Please reproduce the lines of the records below from the one holding "Rebuild this chart" through the one holding "const yDomain = [-0.05, 1.05];", inclusive, skipping all pictures.

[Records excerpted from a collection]

........

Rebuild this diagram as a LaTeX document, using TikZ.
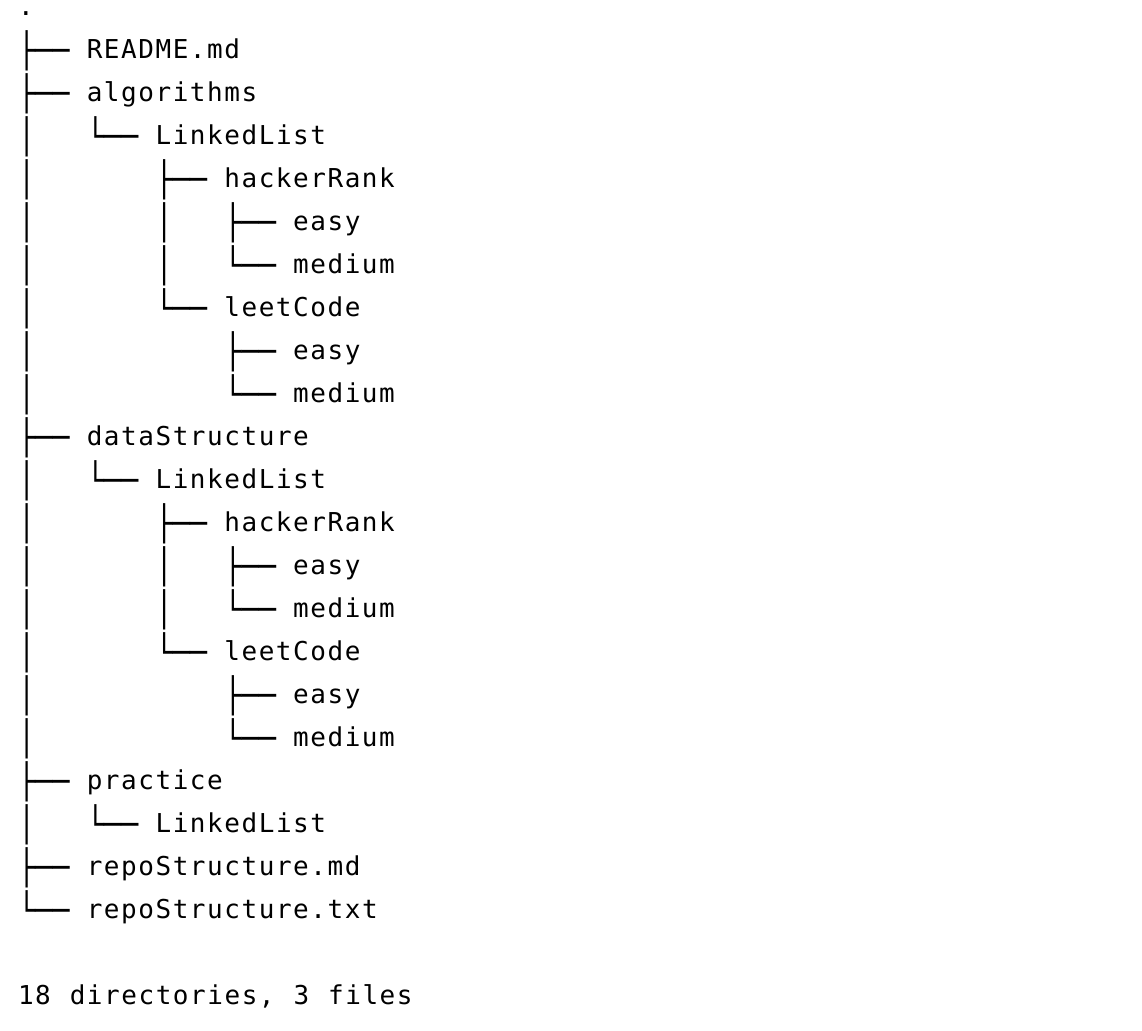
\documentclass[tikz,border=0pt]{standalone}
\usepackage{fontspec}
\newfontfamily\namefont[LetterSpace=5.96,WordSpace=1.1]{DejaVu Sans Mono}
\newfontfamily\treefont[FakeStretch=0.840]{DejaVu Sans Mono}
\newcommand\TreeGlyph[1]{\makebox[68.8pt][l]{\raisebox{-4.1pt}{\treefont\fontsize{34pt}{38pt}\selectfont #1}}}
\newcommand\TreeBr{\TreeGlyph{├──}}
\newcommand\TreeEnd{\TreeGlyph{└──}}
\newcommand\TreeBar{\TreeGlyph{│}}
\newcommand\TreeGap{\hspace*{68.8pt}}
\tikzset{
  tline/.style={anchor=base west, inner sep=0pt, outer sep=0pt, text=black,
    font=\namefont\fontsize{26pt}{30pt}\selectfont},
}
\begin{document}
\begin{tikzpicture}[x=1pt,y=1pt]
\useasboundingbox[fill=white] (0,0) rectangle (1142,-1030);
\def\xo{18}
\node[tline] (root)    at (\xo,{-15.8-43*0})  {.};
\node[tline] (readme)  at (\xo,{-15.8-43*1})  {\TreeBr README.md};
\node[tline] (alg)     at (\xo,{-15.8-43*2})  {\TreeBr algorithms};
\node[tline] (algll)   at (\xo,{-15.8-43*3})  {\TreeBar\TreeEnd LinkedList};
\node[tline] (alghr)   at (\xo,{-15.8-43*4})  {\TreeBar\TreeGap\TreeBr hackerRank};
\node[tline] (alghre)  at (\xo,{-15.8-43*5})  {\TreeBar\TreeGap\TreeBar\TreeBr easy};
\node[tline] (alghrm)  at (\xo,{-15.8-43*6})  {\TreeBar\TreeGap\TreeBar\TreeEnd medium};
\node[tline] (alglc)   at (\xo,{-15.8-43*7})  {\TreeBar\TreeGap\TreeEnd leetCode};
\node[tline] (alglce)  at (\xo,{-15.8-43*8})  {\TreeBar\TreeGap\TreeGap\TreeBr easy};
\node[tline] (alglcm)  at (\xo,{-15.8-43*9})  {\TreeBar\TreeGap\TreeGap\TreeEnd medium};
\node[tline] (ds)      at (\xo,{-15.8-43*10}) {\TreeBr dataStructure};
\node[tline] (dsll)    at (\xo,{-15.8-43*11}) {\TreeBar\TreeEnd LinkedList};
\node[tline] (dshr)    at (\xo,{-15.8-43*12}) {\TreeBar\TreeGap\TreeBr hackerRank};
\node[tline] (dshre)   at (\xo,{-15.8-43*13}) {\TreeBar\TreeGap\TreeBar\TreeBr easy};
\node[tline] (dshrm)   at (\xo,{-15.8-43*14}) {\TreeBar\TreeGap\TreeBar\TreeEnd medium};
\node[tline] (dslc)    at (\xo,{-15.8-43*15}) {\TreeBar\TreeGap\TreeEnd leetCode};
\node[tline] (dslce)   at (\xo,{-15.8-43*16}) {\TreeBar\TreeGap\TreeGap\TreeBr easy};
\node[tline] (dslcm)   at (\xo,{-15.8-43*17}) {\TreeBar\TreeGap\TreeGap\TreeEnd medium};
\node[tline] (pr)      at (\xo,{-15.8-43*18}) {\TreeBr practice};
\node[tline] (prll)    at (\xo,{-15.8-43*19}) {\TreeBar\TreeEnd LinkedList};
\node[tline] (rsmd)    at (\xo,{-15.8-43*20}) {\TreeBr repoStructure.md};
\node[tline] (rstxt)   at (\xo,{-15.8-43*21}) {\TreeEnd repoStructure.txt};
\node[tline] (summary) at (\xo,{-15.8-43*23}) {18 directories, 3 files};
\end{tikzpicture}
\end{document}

........

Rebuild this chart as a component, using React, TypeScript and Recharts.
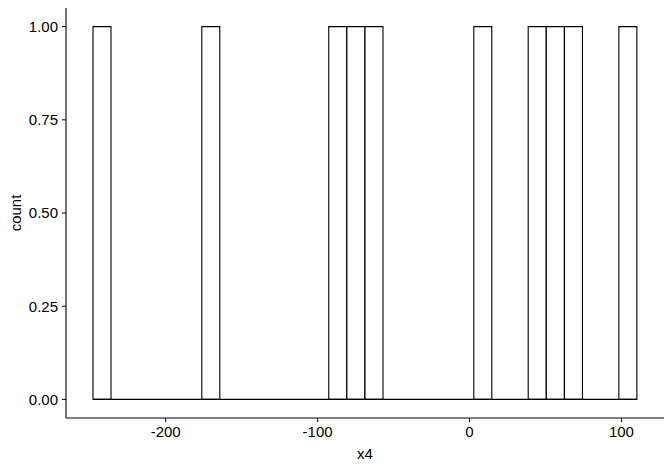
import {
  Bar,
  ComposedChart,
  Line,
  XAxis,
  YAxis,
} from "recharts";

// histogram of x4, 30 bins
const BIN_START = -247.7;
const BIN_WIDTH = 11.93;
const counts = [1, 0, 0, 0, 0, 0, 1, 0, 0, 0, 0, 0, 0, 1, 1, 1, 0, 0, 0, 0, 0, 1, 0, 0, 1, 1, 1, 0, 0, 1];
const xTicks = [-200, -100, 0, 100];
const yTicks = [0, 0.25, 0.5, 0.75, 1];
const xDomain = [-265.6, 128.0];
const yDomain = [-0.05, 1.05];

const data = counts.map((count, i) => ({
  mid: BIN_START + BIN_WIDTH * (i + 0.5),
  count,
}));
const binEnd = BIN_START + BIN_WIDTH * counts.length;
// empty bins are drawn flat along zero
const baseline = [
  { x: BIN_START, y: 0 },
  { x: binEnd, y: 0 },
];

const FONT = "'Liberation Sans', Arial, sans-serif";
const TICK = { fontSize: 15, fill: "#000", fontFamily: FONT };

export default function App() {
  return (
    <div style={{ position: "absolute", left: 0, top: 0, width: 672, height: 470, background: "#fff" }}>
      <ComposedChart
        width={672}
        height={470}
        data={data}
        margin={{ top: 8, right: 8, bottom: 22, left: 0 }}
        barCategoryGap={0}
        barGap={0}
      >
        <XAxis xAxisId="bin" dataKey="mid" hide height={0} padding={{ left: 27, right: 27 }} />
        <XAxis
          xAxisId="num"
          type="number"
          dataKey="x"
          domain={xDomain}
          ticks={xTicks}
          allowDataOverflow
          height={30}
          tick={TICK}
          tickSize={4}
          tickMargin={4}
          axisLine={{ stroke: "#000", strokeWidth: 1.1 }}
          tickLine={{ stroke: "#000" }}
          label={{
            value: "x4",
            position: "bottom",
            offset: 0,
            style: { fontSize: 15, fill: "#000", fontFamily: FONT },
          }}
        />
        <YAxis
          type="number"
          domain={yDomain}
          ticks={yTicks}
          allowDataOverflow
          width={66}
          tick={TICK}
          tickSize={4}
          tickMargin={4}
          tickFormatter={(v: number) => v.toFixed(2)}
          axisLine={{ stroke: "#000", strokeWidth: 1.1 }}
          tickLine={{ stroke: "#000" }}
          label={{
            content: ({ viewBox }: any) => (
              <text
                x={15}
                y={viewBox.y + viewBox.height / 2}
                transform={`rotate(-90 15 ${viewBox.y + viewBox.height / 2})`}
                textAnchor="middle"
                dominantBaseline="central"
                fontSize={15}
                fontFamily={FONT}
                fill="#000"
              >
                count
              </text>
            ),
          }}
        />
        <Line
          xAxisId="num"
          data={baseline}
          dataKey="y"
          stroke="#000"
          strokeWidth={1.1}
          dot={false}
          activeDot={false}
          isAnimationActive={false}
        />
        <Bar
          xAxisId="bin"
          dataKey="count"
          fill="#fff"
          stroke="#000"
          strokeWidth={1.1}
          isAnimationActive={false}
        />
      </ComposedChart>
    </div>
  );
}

........

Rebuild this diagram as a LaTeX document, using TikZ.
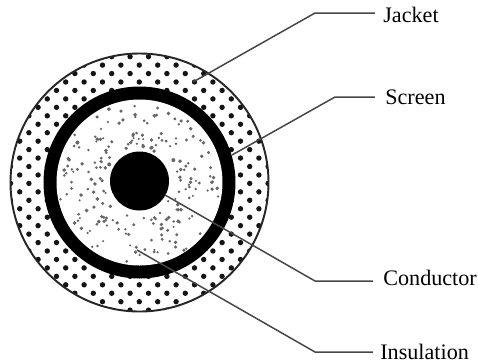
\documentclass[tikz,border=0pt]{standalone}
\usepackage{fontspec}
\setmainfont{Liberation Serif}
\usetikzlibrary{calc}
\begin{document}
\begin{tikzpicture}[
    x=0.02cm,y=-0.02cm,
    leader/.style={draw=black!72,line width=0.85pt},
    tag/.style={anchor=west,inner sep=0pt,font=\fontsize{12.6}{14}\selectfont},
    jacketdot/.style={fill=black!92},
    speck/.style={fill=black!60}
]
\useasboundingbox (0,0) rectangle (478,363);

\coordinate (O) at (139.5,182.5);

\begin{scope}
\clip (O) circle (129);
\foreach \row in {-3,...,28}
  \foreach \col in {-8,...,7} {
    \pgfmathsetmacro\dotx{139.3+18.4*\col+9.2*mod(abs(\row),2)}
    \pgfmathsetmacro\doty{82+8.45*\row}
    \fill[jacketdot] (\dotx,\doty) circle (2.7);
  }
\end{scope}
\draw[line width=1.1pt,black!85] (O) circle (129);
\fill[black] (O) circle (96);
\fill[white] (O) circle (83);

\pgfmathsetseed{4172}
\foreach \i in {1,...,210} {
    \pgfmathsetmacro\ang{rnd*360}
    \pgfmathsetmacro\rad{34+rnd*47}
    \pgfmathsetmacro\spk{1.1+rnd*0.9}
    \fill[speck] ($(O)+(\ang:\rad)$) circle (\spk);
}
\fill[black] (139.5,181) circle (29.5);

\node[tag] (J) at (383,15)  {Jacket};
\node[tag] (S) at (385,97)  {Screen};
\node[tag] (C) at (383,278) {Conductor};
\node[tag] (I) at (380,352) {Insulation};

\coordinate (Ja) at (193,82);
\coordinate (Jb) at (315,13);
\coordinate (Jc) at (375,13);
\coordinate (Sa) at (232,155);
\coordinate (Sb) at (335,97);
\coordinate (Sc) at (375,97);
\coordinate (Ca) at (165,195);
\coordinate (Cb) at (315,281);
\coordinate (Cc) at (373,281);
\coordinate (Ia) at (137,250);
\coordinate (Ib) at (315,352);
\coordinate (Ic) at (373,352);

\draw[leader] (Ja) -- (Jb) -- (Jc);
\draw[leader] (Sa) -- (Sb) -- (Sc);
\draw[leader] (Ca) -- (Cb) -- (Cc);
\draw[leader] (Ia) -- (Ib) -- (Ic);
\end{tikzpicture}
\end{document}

........

◆ **The result**
Rebuild this chart as a component, using React, TypeScript and Recharts.
import {
  Bar,
  ComposedChart,
  Line,
  XAxis,
  YAxis,
} from "recharts";

// histogram of x4, 30 bins
const BIN_START = -247.7;
const BIN_WIDTH = 11.93;
const counts = [1, 0, 0, 0, 0, 0, 1, 0, 0, 0, 0, 0, 0, 1, 1, 1, 0, 0, 0, 0, 0, 1, 0, 0, 1, 1, 1, 0, 0, 1];
const xTicks = [-200, -100, 0, 100];
const yTicks = [0, 0.25, 0.5, 0.75, 1];
const xDomain = [-265.6, 128.0];
const yDomain = [-0.05, 1.05];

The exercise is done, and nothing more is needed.